A few links and comments of interest to auditors: continued investigations of TBTF banks, get an engagement letter, and more on The Economist article:
12/9 – Guardian – Standard Chartered under pressure as US regulators relaunch investigation – The 2 year deferred prosecution agreement has been extended another 3 years. DoJ and NY county DA are looking at whether the money laundering for Iran continued beyond 2007, the time when it presumably ended and the violations generating the DPA.
12/1 Journal of Accountancy – Buckle Up: The Importance of Engagement Letters – Reminder to make sure you have engagement letters in place. You put on a seat belt every time you drive, just in case. Get an engagement letter for every engagement, just in case.
Unsettling hint in the article is that firms can get started by implementing engagement letters on audits, reviews, and comps.

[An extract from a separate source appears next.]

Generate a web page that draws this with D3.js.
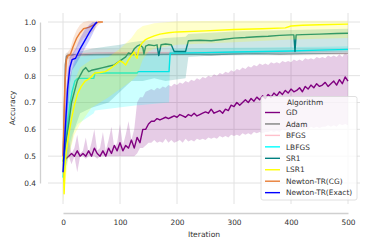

Since engagement letters are required there, it worries me that a risk manager from CNA needs to drop that hint.
12/16 – Re:Balance – Around the Media – “The Economist” Gets A Good Deal Right – Jim Peterson comments on the article, mentioned earlier, in which he is quoted. He takes an exception to two ideas. First, that the government could in any possible way assign auditors to each public company. Second, the idea of fraud risk insurance has so many flaws that it isn’t as serious idea. Sounds nice, but insurability and scale are issues.
Here’s a casual description of the problem with insuring a company’s financials.
It is easy to share the risk of me causing a hundred grand of damages in a car accident or the risk of my house burning down. Aggregate the risk from a hundred thousand customers, calculate the houses that will likely burn down, divide by number of customers, add administrative & sales costs, and we are good to go.
How do you share risk amongst a small number of insured for a potential risk that is not predictable with a possible payout in the multi-billion dollar range?